The Notebook As Stimulant


I wanted to write about one possible remedy for staleness in your process or, perhaps, full-blown writer's block. Maybe as you write, whether it's an essay or a novel or a blog post, you find yourself slowing down. You sit there with your pen and paper or at your laptop looking at the hours pass and you only write three sentences of which you are ashamed or which bore you to death. If you're like me, perhaps you feel a lot of restless energy and eagerness to work, but you can't focus.

I would recommend keeping a notebook or journal for times like this.

Write whatever you want in it. Write about your life like a regular diary. Write about how much your boss pisses you off. Write fantasies about rear-ending that guy in traffic who cut you off earlier (don't actually rear-end him). Write ideas for novels, stories, posts and essays. Write about your frustrations over having nothing to write. Write about your excitement for projects to come, or what you hope to accomplish with current ones. Talk about your ideas on life, love and death. Become an armchair philosopher. Write as though no one will ever see it. Write fragmentary things, even pieces of fiction or notes to yourself, or love letters to someone or even to yourself. Write encouraging words to yourself and others.

The very worst that could happen is that you'll end up writing something you intended to write in another format. That's not bad for a very worst case scenario. Feel free to relentlessly plagiarize yourself. You might sit down to work one day and realize you did most of your work already just by jazzing around and doing what feels like goofing off, writing nonsense, which then turned out to make sense.

Turn your notebook into your own personal ritual of cleansing, fulfillment and stimulation. Write notes and excited words until that energy spills over into your other projects. Let go of as many format, aesthetic and structural inhibitions as possible. Your notebook is not the place for that. If you're a writer, draw pictures in between your notes to diffuse some of that inner tension. If you're a drawer or painter, write notes in the margins. Make up jokes and maxims to always remind yourself of certain truths about the creative process that speak to you. Transcribe vapid phrases which make you laugh that someone in a coffee shop said at the next table over. Find that sense of inner freedom, and keep finding it until you can allow yourself to work again.

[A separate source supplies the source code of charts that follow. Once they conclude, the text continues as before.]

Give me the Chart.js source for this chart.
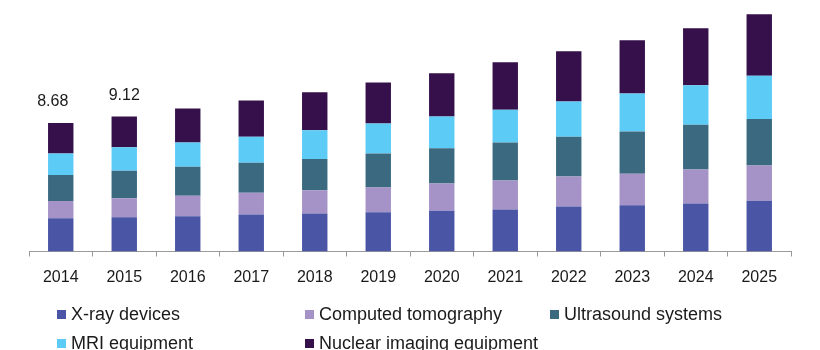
<!DOCTYPE html>
<html lang="en">
<head>
    <meta charset="UTF-8">
    <title>Medical imaging market</title>
    <script src="https://cdn.jsdelivr.net/npm/chart.js"></script>
    <style>
        body {
            margin: 0;
            padding: 0;
            background: #fff;
            font-family: 'Liberation Sans', Arial, sans-serif;
        }
        .wrap {
            position: relative;
            width: 820px;
            height: 350px;
            overflow: hidden;
        }
        #legend {
            position: absolute;
            left: 0;
            top: 0;
            width: 820px;
            height: 350px;
            pointer-events: none;
        }
        .item {
            position: absolute;
            font-size: 18px;
            color: #1a1a1a;
            white-space: nowrap;
            line-height: 20px;
        }
        .item span {
            display: inline-block;
            width: 9px;
            height: 9px;
            margin-right: 5px;
            vertical-align: 1px;
        }
    </style>
</head>
<body>
<div class="wrap">
    <canvas id="chart" width="820" height="350"></canvas>
    <div id="legend"></div>
</div>

<script>
    const years = ["2014", "2015", "2016", "2017", "2018", "2019", "2020", "2021", "2022", "2023", "2024", "2025"];

    const xray       = [2.24, 2.31, 2.39, 2.50, 2.57, 2.66, 2.75, 2.84, 3.04, 3.13, 3.24, 3.43];
    const ctScan     = [1.17, 1.29, 1.38, 1.47, 1.57, 1.67, 1.84, 1.96, 2.03, 2.12, 2.30, 2.39];
    const ultrasound = [1.76, 1.85, 1.96, 2.03, 2.12, 2.30, 2.39, 2.57, 2.68, 2.86, 3.02, 3.13];
    const mri        = [1.45, 1.59, 1.64, 1.76, 1.93, 2.03, 2.14, 2.21, 2.39, 2.57, 2.68, 2.93];
    const nuclear    = [2.06, 2.08, 2.30, 2.45, 2.57, 2.77, 2.93, 3.22, 3.40, 3.60, 3.85, 4.16];

    // totals shown above the first two bars
    const totalLabels = ["8.68", "9.12"];

    const series = [
        {label: "X-ray devices", data: xray, color: "#4a55a5"},
        {label: "Computed tomography", data: ctScan, color: "#a592c6"},
        {label: "Ultrasound systems", data: ultrasound, color: "#3b6a80"},
        {label: "MRI equipment", data: mri, color: "#5ccbf5"},
        {label: "Nuclear imaging equipment", data: nuclear, color: "#35104a"}
    ];

    const totalsPlugin = {
        id: "totals",
        afterDatasetsDraw(chart) {
            const ctx = chart.ctx;
            const last = chart.getDatasetMeta(chart.data.datasets.length - 1);
            ctx.save();
            ctx.font = "16px 'Liberation Sans', Arial, sans-serif";
            ctx.fillStyle = "#1a1a1a";
            ctx.textAlign = "center";
            ctx.textBaseline = "bottom";
            totalLabels.forEach((t, i) => {
                const bar = last.data[i];
                const dx = i === 0 ? -8 : 0;
                ctx.fillText(t, bar.x + dx, bar.y - 13);
            });
            ctx.restore();
        }
    };

    const chart = new Chart(document.getElementById("chart"), {
        type: "bar",
        data: {
            labels: years,
            datasets: series.map(s => ({
                label: s.label,
                data: s.data,
                backgroundColor: s.color,
                borderWidth: 0,
                barPercentage: 0.4,
                categoryPercentage: 1.0
            }))
        },
        options: {
            responsive: false,
            animation: false,
            layout: {padding: {left: 29, right: 29, top: 0, bottom: 0}},
            plugins: {
                legend: {display: false},
                tooltip: {enabled: false}
            },
            scales: {
                x: {
                    stacked: true,
                    grid: {
                        display: true,
                        drawOnChartArea: false,
                        drawTicks: true,
                        tickLength: 5,
                        color: "#9a9a9a"
                    },
                    border: {display: true, color: "#9a9a9a", width: 1},
                    ticks: {
                        color: "#1a1a1a",
                        font: {family: "'Liberation Sans', Arial, sans-serif", size: 16},
                        padding: 11,
                        maxRotation: 0
                    },
                    afterFit(scale) {
                        scale.height = 98.5;
                    }
                },
                y: {
                    stacked: true,
                    display: false,
                    min: 0,
                    max: 17
                }
            }
        },
        plugins: [totalsPlugin]
    });

    // legend laid out in columns like the original
    const cols = [57, 305, 550];
    const rows = [304, 333];
    const legend = document.getElementById("legend");
    series.forEach((s, i) => {
        const div = document.createElement("div");
        div.className = "item";
        div.style.left = cols[i % 3] + "px";
        div.style.top = rows[Math.floor(i / 3)] + "px";
        div.innerHTML = `<span style="background:${s.color}"></span>${s.label}`;
        legend.appendChild(div);
    });
</script>
</body>
</html>
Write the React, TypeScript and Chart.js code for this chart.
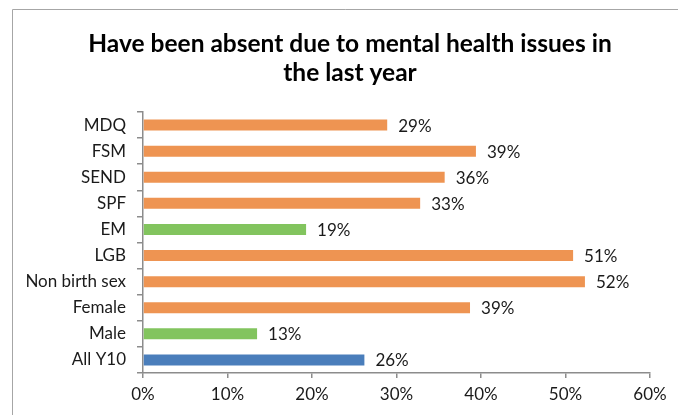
import React, { useEffect, useRef } from "react";
import { Chart, registerables } from "chart.js";

Chart.register(...registerables);

const TITLE_LINES = ["Have been absent due to mental health issues in", "the last year"];
const CATEGORIES = ["MDQ", "FSM", "SEND", "SPF", "EM", "LGB", "Non birth sex", "Female", "Male", "All Y10"];
const VALUES = [28.9, 39.4, 35.7, 32.8, 19.3, 50.9, 52.3, 38.7, 13.5, 26.2];
const LABELS = ["29%", "39%", "36%", "33%", "19%", "51%", "52%", "39%", "13%", "26%"];
const GROUPS = ["sub", "sub", "sub", "sub", "low", "sub", "sub", "sub", "low", "all"];
const X_TICKS = [0, 10, 20, 30, 40, 50, 60];

const ORANGE = "#EE9452";
const GREEN = "#82C45E";
const BLUE = "#4A7EBB";
const AXIS = "#8c8c8c";
const FONT = "Lato, 'Open Sans', sans-serif";

export default function App() {
  const ref = useRef<HTMLCanvasElement | null>(null);

  useEffect(() => {
    const canvas = ref.current;
    if (!canvas) return;
    const colors = GROUPS.map((g) => (g === "sub" ? ORANGE : g === "low" ? GREEN : BLUE));

    const decor = {
      id: "decor",
      beforeDraw(chart: any) {
        const ctx = chart.ctx;
        ctx.save();
        ctx.fillStyle = "#ffffff";
        ctx.fillRect(0, 0, chart.width, chart.height);
        ctx.strokeStyle = "#a6a6a6";
        ctx.lineWidth = 1;
        ctx.beginPath();
        ctx.moveTo(12.5, chart.height + 5);
        ctx.lineTo(12.5, 9.5);
        ctx.lineTo(chart.width + 5, 9.5);
        ctx.stroke();
        ctx.fillStyle = "#000000";
        ctx.font = "bold 24.5px " + FONT;
        ctx.textAlign = "center";
        ctx.textBaseline = "middle";
        ctx.fillText(TITLE_LINES[0], 350, 44);
        ctx.fillText(TITLE_LINES[1], 350, 73);
        ctx.restore();
      },
      afterDatasetsDraw(chart: any) {
        const ctx = chart.ctx;
        const meta = chart.getDatasetMeta(0);
        ctx.save();
        ctx.fillStyle = "#1a1a1a";
        ctx.font = "17px " + FONT;
        ctx.textAlign = "left";
        ctx.textBaseline = "middle";
        meta.data.forEach((bar: any, i: number) => {
          ctx.fillText(LABELS[i], bar.x + 11, bar.y + 1);
        });
        ctx.restore();
      },
    };

    const chart = new Chart(canvas, {
      type: "bar",
      data: {
        labels: CATEGORIES,
        datasets: [
          {
            data: VALUES,
            backgroundColor: colors,
            categoryPercentage: 0.42,
            barPercentage: 1,
          },
        ],
      },
      options: {
        indexAxis: "y",
        responsive: false,
        animation: false,
        layout: { padding: { top: 112, left: 0, right: 28, bottom: 0 } },
        plugins: {
          legend: { display: false },
          title: { display: false },
          tooltip: { enabled: false },
        },
        scales: {
          x: {
            min: 0,
            max: 60,
            afterBuildTicks(scale: any) {
              scale.ticks = X_TICKS.map((v) => ({ value: v }));
            },
            afterFit(scale: any) {
              scale.height = 42;
            },
            border: { display: true, color: AXIS, width: 1.5 },
            grid: { display: true, drawOnChartArea: false, drawTicks: true, tickLength: 5, color: AXIS, lineWidth: 1.5 },
            ticks: {
              color: "#1a1a1a",
              font: { family: FONT, size: 17 },
              padding: 6,
              maxRotation: 0,
              callback: (v: any) => v + "%",
            },
          },
          y: {
            afterFit(scale: any) {
              scale.width = 143;
            },
            border: { display: true, color: AXIS, width: 1.5 },
            grid: { display: true, drawOnChartArea: false, drawTicks: true, tickLength: 6, color: AXIS, lineWidth: 1.5, offset: true },
            ticks: {
              color: "#1a1a1a",
              font: { family: FONT, size: 17 },
              padding: 11,
              autoSkip: false,
            },
          },
        },
      },
      plugins: [decor],
    });
    return () => chart.destroy();
  }, []);

  return (
    <canvas
      ref={ref}
      width={678}
      height={415}
      style={{ position: "fixed", left: 0, top: 0, width: 678, height: 415 }}
    />
  );
}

If you can't work on anything else, make this activity your work until you figure it out. Do this as long as you would normally work on a real project, and when you're out of steam, consider your work done for the day. You did enough. Not only did you do enough, you did more than most people do.

An artist must allow him/herself a great many concessions in order to complete the arduous task of squeezing energy into a digestible format for others. It's important to find ways to make yourself work under the conditions and in the spirit that is the most agreeable to you.